** Exercise objective **
Show all lines from the data that include the word "matplotlib".
>> Start Record list
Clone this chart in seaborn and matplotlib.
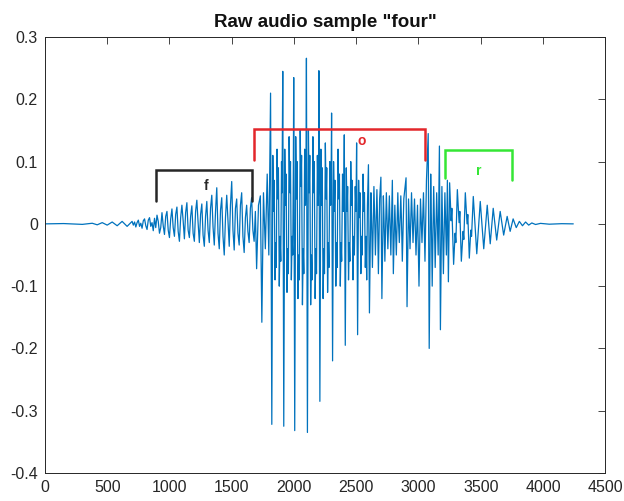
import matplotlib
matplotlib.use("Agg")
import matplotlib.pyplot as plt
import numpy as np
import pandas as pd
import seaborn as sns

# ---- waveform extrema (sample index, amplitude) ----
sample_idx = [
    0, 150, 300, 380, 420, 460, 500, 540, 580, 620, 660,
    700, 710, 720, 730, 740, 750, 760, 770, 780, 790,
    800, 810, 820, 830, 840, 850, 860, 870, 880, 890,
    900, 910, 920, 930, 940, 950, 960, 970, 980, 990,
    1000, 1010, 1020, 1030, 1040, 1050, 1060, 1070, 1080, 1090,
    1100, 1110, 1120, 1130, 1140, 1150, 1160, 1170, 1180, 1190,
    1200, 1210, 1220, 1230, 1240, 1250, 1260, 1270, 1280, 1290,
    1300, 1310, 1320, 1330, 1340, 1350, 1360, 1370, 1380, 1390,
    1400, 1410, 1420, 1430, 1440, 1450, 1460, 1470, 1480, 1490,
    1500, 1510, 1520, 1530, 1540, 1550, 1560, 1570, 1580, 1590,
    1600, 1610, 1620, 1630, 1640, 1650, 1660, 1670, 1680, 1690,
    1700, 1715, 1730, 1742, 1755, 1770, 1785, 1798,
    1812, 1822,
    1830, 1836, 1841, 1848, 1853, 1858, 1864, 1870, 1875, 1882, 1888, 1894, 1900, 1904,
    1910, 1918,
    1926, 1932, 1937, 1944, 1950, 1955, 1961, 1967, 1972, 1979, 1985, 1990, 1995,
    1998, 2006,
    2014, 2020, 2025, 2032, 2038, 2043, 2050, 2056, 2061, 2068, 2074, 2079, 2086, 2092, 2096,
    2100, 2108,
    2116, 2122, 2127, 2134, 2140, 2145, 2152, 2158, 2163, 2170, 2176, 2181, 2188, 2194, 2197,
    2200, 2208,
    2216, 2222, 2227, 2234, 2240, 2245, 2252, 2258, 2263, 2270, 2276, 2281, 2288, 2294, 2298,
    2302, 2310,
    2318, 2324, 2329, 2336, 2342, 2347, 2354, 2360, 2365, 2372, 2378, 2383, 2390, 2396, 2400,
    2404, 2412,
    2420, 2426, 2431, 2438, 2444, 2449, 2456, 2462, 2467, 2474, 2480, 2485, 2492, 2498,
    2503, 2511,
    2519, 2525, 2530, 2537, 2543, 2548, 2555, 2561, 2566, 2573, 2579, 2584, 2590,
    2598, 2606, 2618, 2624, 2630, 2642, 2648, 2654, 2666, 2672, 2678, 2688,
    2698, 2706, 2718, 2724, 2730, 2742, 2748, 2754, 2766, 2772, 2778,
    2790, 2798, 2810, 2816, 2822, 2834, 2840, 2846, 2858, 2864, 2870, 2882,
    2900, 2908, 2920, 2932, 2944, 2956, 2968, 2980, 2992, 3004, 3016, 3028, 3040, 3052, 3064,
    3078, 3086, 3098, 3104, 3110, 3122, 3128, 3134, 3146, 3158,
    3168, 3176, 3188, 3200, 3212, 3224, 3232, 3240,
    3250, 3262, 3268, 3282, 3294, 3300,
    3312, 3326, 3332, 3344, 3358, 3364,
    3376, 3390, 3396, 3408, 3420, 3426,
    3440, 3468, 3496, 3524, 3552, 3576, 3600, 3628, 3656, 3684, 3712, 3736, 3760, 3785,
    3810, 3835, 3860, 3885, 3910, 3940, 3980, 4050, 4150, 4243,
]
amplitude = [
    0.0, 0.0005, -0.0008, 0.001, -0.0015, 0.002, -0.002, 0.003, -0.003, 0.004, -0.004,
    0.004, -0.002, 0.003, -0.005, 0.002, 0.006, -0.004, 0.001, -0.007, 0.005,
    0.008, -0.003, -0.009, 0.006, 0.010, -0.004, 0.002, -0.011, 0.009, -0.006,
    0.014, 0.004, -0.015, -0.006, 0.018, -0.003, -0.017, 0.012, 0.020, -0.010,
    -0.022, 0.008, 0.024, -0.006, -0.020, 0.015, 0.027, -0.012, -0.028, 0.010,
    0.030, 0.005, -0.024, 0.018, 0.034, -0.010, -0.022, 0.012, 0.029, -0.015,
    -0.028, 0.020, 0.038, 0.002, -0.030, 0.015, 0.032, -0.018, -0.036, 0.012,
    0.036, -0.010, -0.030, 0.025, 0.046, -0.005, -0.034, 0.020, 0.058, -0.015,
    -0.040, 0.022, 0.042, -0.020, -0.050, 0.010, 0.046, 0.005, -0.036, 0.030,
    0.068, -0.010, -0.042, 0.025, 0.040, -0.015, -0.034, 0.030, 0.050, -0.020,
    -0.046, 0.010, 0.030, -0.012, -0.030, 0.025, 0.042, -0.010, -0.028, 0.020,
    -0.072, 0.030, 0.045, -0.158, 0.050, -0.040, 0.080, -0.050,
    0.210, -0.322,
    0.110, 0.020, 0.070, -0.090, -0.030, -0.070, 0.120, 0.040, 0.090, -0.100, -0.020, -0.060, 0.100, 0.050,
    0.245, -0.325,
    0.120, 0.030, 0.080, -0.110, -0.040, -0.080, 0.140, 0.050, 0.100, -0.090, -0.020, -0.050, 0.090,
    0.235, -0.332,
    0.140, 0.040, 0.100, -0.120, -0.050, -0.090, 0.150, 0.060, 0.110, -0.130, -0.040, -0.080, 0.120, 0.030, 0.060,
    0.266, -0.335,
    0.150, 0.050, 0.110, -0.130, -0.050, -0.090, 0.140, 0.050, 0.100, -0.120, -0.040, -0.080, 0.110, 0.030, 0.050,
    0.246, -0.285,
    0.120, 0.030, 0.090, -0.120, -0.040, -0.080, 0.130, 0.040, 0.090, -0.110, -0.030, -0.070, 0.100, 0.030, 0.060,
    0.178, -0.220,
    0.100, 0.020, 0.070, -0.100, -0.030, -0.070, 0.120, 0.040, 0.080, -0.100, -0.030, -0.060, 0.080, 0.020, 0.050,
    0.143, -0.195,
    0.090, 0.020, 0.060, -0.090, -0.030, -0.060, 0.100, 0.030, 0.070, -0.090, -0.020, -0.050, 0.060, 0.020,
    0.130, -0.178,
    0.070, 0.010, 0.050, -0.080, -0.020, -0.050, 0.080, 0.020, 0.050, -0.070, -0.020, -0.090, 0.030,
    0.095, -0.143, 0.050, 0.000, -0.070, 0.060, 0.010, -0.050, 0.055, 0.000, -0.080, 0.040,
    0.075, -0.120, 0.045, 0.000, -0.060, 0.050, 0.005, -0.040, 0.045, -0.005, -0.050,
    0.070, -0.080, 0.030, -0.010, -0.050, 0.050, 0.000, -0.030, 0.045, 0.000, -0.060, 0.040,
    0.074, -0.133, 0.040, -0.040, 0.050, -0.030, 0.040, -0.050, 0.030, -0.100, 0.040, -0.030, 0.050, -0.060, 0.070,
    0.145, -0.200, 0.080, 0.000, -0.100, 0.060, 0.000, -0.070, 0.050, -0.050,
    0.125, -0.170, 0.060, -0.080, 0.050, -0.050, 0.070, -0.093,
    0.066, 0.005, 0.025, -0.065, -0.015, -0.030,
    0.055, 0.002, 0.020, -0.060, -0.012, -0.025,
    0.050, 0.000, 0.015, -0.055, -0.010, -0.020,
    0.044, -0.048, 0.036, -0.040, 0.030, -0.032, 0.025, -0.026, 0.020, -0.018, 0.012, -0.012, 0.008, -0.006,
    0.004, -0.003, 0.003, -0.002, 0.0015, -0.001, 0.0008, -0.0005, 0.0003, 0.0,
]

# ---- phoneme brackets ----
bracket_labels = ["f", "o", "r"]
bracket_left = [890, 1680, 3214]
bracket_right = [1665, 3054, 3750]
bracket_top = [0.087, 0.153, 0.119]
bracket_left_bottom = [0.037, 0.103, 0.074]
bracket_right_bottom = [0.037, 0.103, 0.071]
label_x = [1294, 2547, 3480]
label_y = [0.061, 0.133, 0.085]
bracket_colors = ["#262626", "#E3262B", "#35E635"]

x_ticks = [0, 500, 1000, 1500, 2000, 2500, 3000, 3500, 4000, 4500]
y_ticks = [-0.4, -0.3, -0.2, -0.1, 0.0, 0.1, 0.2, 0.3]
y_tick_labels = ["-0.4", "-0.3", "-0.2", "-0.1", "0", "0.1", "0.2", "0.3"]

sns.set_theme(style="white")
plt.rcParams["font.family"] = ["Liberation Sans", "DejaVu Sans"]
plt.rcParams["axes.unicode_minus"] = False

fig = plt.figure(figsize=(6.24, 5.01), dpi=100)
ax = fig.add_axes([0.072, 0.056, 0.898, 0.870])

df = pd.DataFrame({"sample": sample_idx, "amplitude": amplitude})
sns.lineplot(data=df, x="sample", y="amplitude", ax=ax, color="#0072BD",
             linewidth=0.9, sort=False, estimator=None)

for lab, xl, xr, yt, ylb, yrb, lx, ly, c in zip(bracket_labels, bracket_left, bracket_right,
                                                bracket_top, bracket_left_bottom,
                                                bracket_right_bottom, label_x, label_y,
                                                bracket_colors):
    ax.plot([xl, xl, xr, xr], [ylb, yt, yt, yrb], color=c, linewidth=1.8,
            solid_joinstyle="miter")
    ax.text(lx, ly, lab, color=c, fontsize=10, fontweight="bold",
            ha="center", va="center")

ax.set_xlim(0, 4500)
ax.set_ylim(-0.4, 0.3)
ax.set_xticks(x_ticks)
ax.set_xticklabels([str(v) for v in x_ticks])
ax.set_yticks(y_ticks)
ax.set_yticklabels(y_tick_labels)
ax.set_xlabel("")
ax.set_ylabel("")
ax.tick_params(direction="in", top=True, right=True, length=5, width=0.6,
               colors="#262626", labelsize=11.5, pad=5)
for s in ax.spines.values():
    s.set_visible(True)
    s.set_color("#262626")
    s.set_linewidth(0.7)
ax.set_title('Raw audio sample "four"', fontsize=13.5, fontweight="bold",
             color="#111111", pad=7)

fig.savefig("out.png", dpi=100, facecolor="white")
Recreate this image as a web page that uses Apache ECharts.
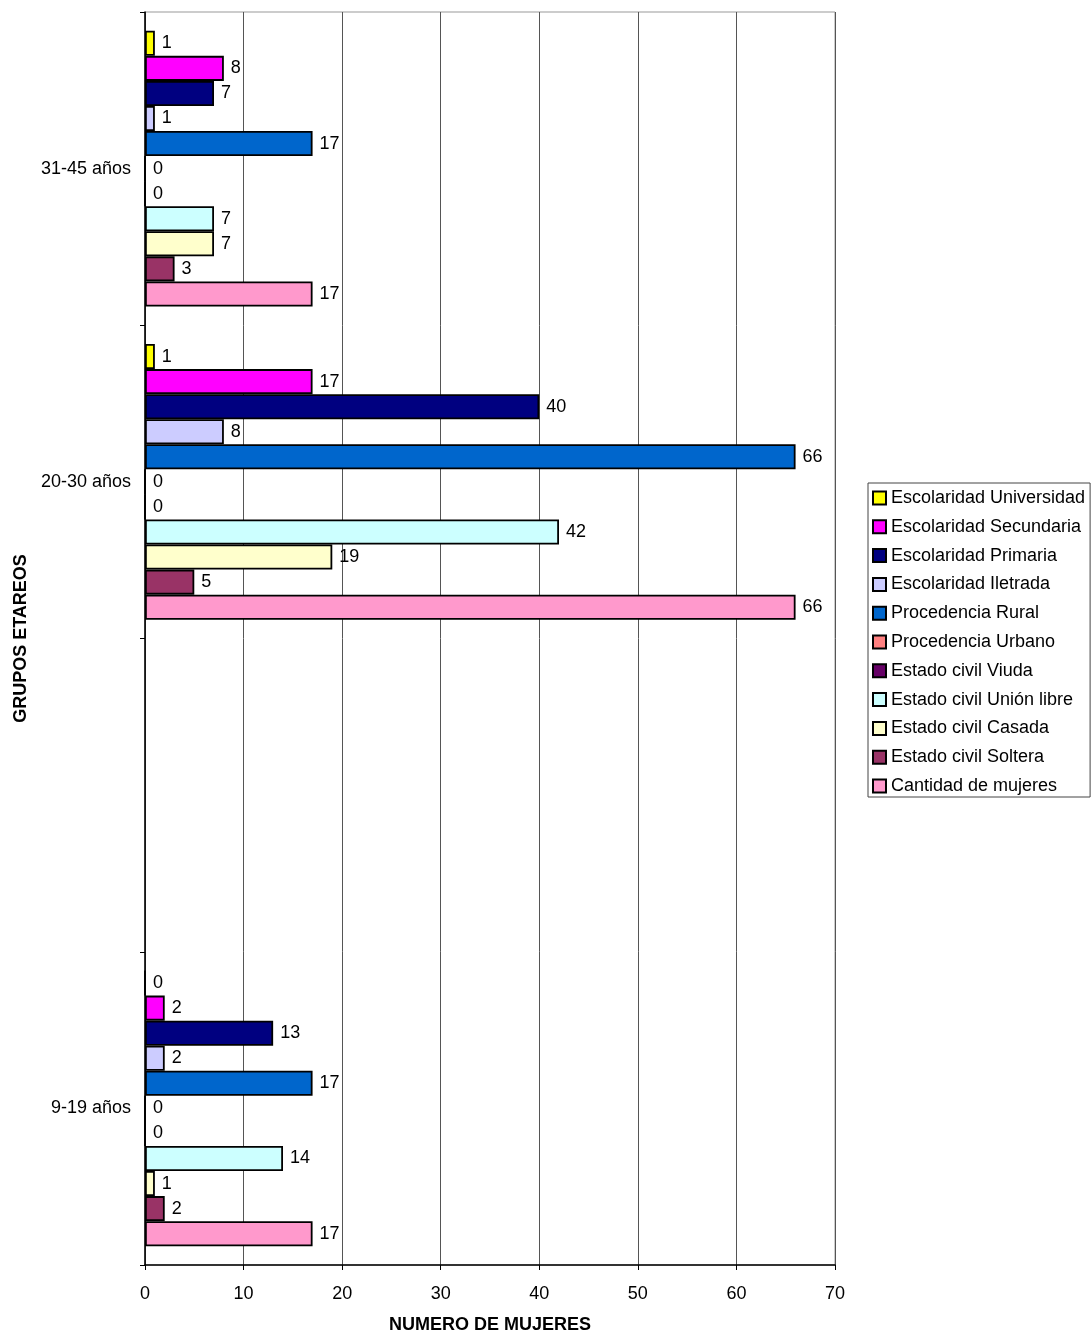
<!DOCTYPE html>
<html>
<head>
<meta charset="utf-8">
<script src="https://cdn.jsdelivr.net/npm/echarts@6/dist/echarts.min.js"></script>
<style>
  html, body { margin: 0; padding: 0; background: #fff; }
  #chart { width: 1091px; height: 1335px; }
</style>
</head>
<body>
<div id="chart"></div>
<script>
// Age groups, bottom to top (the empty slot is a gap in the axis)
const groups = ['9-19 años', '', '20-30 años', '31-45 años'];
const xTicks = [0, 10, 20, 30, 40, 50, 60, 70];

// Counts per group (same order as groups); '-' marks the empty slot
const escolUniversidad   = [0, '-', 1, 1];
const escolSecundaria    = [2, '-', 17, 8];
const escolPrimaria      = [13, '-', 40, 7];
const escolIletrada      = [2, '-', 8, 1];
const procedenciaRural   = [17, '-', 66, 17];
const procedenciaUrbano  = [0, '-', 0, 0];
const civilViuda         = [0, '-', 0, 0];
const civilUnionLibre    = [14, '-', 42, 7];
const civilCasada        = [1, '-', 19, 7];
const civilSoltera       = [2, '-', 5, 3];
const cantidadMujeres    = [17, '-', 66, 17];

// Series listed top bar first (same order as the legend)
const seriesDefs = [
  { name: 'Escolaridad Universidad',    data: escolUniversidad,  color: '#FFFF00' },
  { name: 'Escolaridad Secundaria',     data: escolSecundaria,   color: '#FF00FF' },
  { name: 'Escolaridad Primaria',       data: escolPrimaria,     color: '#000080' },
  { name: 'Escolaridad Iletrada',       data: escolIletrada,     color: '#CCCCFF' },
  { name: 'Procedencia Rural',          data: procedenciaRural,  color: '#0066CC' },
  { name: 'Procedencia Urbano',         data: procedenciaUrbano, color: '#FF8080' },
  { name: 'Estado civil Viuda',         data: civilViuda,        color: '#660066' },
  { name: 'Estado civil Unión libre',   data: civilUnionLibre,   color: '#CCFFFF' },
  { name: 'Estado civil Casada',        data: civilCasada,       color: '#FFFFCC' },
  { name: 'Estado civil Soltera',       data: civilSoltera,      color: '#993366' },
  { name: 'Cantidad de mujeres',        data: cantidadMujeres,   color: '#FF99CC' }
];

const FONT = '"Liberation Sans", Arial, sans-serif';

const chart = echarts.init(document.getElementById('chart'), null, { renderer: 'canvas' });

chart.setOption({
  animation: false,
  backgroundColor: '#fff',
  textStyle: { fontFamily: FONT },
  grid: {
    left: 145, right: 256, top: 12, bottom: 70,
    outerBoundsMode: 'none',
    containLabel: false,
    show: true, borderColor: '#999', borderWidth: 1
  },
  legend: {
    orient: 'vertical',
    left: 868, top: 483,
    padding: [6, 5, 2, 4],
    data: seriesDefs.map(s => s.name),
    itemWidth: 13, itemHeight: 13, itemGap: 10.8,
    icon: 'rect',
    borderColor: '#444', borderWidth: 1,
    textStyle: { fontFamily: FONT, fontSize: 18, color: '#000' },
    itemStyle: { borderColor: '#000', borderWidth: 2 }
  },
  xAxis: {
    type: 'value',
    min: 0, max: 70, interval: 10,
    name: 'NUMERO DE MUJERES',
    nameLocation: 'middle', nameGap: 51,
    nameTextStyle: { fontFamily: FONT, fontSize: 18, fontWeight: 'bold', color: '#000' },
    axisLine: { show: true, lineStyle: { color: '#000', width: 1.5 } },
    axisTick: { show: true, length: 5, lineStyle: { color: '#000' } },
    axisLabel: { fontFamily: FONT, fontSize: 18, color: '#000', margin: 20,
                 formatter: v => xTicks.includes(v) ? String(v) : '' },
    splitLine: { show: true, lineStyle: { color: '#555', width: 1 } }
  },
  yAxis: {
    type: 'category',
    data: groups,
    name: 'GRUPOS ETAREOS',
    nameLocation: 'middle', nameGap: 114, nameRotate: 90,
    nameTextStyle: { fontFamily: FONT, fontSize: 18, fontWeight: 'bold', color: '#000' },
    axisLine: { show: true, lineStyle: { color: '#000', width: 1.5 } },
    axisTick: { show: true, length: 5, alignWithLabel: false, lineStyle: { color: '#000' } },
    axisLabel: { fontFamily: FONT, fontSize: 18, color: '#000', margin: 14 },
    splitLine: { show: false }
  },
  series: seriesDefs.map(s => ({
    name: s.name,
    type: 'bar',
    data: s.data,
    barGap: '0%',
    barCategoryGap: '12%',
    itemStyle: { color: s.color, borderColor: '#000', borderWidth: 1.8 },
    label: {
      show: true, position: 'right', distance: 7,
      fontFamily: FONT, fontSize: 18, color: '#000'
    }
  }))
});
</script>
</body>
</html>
>> End Record list
** Response to this task **
Clone this chart in seaborn and matplotlib.
import matplotlib
matplotlib.use("Agg")
import matplotlib.pyplot as plt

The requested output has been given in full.